Exercise directions | Set aside the pictures and output only the lines from the one containing "Write the matplotlib code for this chart." up to and including the one containing "ax.spines['bottom'].set_linewidth(1.4)".

[Charts and diagrams as code]
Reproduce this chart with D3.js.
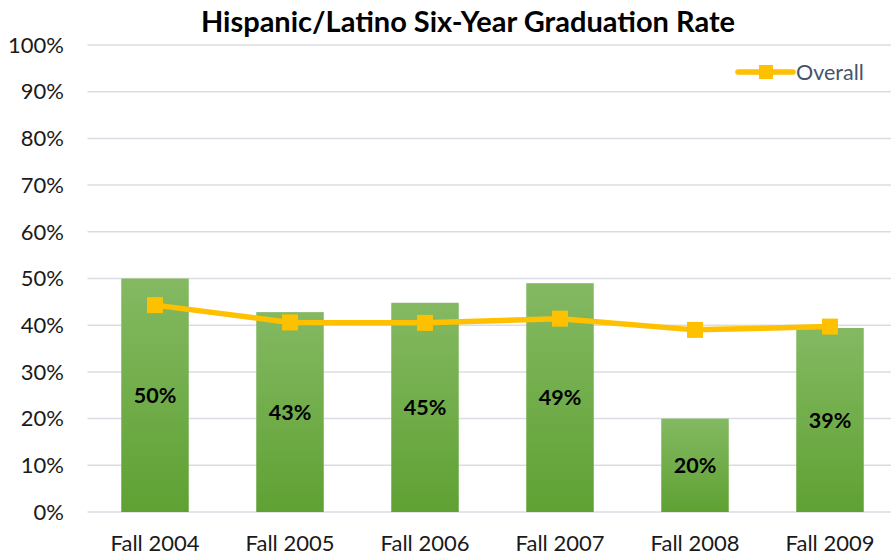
<!DOCTYPE html>
<html>
<head>
<meta charset="utf-8">
<script src="https://cdn.jsdelivr.net/npm/d3@7"></script>
<style>
  body { margin: 0; background: #fff; }
  svg { font-family: Lato, "Open Sans", sans-serif; }
</style>
</head>
<body>
<div id="chart"></div>
<script>
// data
const cohorts = ["Fall 2004", "Fall 2005", "Fall 2006", "Fall 2007", "Fall 2008", "Fall 2009"];
const hispanicRate = [0.50, 0.428, 0.448, 0.49, 0.20, 0.394];
const overallRate = [0.443, 0.406, 0.405, 0.414, 0.390, 0.397];
const yTicks = [0, 0.1, 0.2, 0.3, 0.4, 0.5, 0.6, 0.7, 0.8, 0.9, 1.0];

const width = 891, height = 558;
const margin = { left: 87.5, top: 45, bottom: 46 };
const plotW = 810; // runs past the right edge, as in the original crop

const svg = d3.select("#chart").append("svg")
  .attr("width", width)
  .attr("height", height);

const x = d3.scaleBand()
  .domain(cohorts)
  .range([margin.left, margin.left + plotW])
  .paddingInner(0.5)
  .paddingOuter(0.25);

const y = d3.scaleLinear()
  .domain([0, 1])
  .range([height - margin.bottom, margin.top]);

// gradient for bars
const grad = svg.append("defs").append("linearGradient")
  .attr("id", "barGrad")
  .attr("x1", 0).attr("y1", 0).attr("x2", 0).attr("y2", 1);
grad.append("stop").attr("offset", "0%").attr("stop-color", "#84b962");
grad.append("stop").attr("offset", "100%").attr("stop-color", "#5fa133");

// grid
svg.append("g")
  .selectAll("line")
  .data(yTicks)
  .join("line")
  .attr("x1", margin.left)
  .attr("x2", margin.left + plotW)
  .attr("y1", d => y(d))
  .attr("y2", d => y(d))
  .attr("stroke", "#d9dde3")
  .attr("stroke-width", 1.5);

// y axis labels
svg.append("g")
  .selectAll("text")
  .data(yTicks)
  .join("text")
  .attr("x", 64)
  .attr("y", d => y(d))
  .attr("dy", "0.35em")
  .attr("text-anchor", "end")
  .style("font-size", "22px")
  .attr("fill", "#1a1a1a")
  .text(d => d3.format(".0%")(d));

// bars
svg.append("g")
  .selectAll("rect")
  .data(cohorts)
  .join("rect")
  .attr("x", d => x(d))
  .attr("width", x.bandwidth())
  .attr("y", (d, i) => y(hispanicRate[i]))
  .attr("height", (d, i) => y(0) - y(hispanicRate[i]))
  .attr("fill", "url(#barGrad)");

// bar labels
svg.append("g")
  .selectAll("text")
  .data(cohorts)
  .join("text")
  .attr("x", d => x(d) + x.bandwidth() / 2)
  .attr("y", (d, i) => (y(hispanicRate[i]) + y(0)) / 2)
  .attr("dy", "0.35em")
  .attr("text-anchor", "middle")
  .style("font-size", "21.5px")
  .style("font-weight", "bold")
  .attr("fill", "#000")
  .text((d, i) => d3.format(".0%")(hispanicRate[i]));

// x axis labels
svg.append("g")
  .selectAll("text")
  .data(cohorts)
  .join("text")
  .attr("x", d => x(d) + x.bandwidth() / 2)
  .attr("y", 543)
  .attr("dy", "0.35em")
  .attr("text-anchor", "middle")
  .style("font-size", "22px")
  .attr("fill", "#1a1a1a")
  .text(d => d);

// overall line
const line = d3.line()
  .x((d, i) => x(cohorts[i]) + x.bandwidth() / 2)
  .y(d => y(d));

svg.append("path")
  .datum(overallRate)
  .attr("d", line)
  .attr("fill", "none")
  .attr("stroke", "#ffc000")
  .attr("stroke-width", 5.5)
  .attr("stroke-linejoin", "round")
  .attr("stroke-linecap", "round");

svg.append("g")
  .selectAll("rect")
  .data(overallRate)
  .join("rect")
  .attr("x", (d, i) => x(cohorts[i]) + x.bandwidth() / 2 - 8)
  .attr("y", d => y(d) - 8)
  .attr("width", 16)
  .attr("height", 16)
  .attr("fill", "#ffc000");

// legend
const lg = svg.append("g").attr("transform", "translate(738,72)");
lg.append("line")
  .attr("x1", 0).attr("x2", 55)
  .attr("stroke", "#ffc000")
  .attr("stroke-width", 5.5)
  .attr("stroke-linecap", "round");
lg.append("rect")
  .attr("x", 21).attr("y", -7)
  .attr("width", 14).attr("height", 14)
  .attr("fill", "#ffc000");
lg.append("text")
  .attr("x", 58)
  .attr("dy", "0.35em")
  .style("font-size", "21.5px")
  .attr("fill", "#44546a")
  .text("Overall");

// title
svg.append("text")
  .attr("x", 468)
  .attr("y", 32)
  .attr("text-anchor", "middle")
  .style("font-size", "29px")
  .style("font-weight", "bold")
  .attr("fill", "#000")
  .text("Hispanic/Latino Six-Year Graduation Rate");
</script>
</body>
</html>
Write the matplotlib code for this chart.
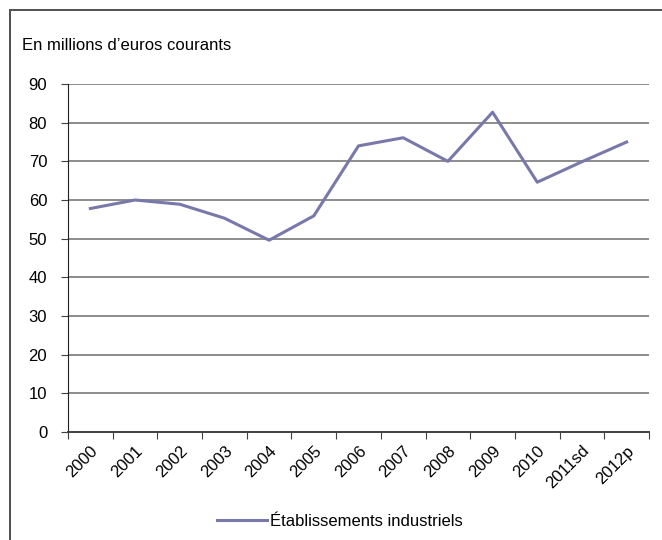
import matplotlib.pyplot as plt
import numpy as np
from matplotlib.lines import Line2D

# Données
annees = ['2000', '2001', '2002', '2003', '2004', '2005', '2006', '2007',
          '2008', '2009', '2010', '2011sd', '2012p']
valeurs = [57.8, 60.0, 58.9, 55.3, 49.6, 55.9, 74.0, 76.1, 70.0, 82.7, 64.6, 69.9, 75.0]
yticks = [0, 10, 20, 30, 40, 50, 60, 70, 80, 90]

plt.rcParams['font.family'] = ['Liberation Sans', 'DejaVu Sans']

fig = plt.figure(figsize=(6.62, 5.4), dpi=100)
ax = fig.add_axes([68/662, 1-432/540, (649-68)/662, (432-84)/540])

x = np.arange(len(annees))
ax.plot(x, valeurs, color='#7878aa', lw=2.2, label='Établissements industriels', zorder=3)

ax.set_xlim(-0.5, len(annees) - 0.5)
ax.set_ylim(0, 90)
ax.set_yticks(yticks)
ax.set_yticklabels([str(v) for v in yticks], fontsize=12)
for v in yticks[1:]:
    ax.axhline(v, color='#8c8c8c', lw=1.4, zorder=1)

# ticks x entre catégories
ax.set_xticks(np.arange(-0.5, len(annees), 1.0))
ax.set_xticklabels([])
ax.set_xticks(x, minor=True)
ax.set_xticklabels(annees, minor=True, rotation=45, ha='right', rotation_mode='anchor', fontsize=12)
ax.tick_params(axis='x', which='minor', length=0, pad=8)
ax.tick_params(axis='x', which='major', length=5, color='#404040', direction='out')
ax.tick_params(axis='y', length=5, color='#404040', direction='out', pad=10)

for s in ['top', 'right']:
    ax.spines[s].set_visible(False)
ax.spines['left'].set_color('#202020')
ax.spines['bottom'].set_color('#404040')
ax.spines['bottom'].set_linewidth(1.4)

fig.text(22/662, 1-45/540, 'En millions d\u2019euros courants', fontsize=12, va='center', ha='left')

fig.legend(loc='center', bbox_to_anchor=(340/662, 1-521/540), frameon=False,
           fontsize=12, handlelength=3.0, handletextpad=0.2)

# cadre
fig.add_artist(Line2D([10/662, 10/662], [0, 1-10/540], transform=fig.transFigure, color='#303030', lw=1.2))
fig.add_artist(Line2D([10/662, 1], [1-10/540, 1-10/540], transform=fig.transFigure, color='#505050', lw=1.4))

fig.savefig('out.png', dpi=100)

Finished task |
Write the matplotlib code for this chart.
import matplotlib.pyplot as plt
import numpy as np
from matplotlib.lines import Line2D

# Données
annees = ['2000', '2001', '2002', '2003', '2004', '2005', '2006', '2007',
          '2008', '2009', '2010', '2011sd', '2012p']
valeurs = [57.8, 60.0, 58.9, 55.3, 49.6, 55.9, 74.0, 76.1, 70.0, 82.7, 64.6, 69.9, 75.0]
yticks = [0, 10, 20, 30, 40, 50, 60, 70, 80, 90]

plt.rcParams['font.family'] = ['Liberation Sans', 'DejaVu Sans']

fig = plt.figure(figsize=(6.62, 5.4), dpi=100)
ax = fig.add_axes([68/662, 1-432/540, (649-68)/662, (432-84)/540])

x = np.arange(len(annees))
ax.plot(x, valeurs, color='#7878aa', lw=2.2, label='Établissements industriels', zorder=3)

ax.set_xlim(-0.5, len(annees) - 0.5)
ax.set_ylim(0, 90)
ax.set_yticks(yticks)
ax.set_yticklabels([str(v) for v in yticks], fontsize=12)
for v in yticks[1:]:
    ax.axhline(v, color='#8c8c8c', lw=1.4, zorder=1)

# ticks x entre catégories
ax.set_xticks(np.arange(-0.5, len(annees), 1.0))
ax.set_xticklabels([])
ax.set_xticks(x, minor=True)
ax.set_xticklabels(annees, minor=True, rotation=45, ha='right', rotation_mode='anchor', fontsize=12)
ax.tick_params(axis='x', which='minor', length=0, pad=8)
ax.tick_params(axis='x', which='major', length=5, color='#404040', direction='out')
ax.tick_params(axis='y', length=5, color='#404040', direction='out', pad=10)

for s in ['top', 'right']:
    ax.spines[s].set_visible(False)
ax.spines['left'].set_color('#202020')
ax.spines['bottom'].set_color('#404040')
ax.spines['bottom'].set_linewidth(1.4)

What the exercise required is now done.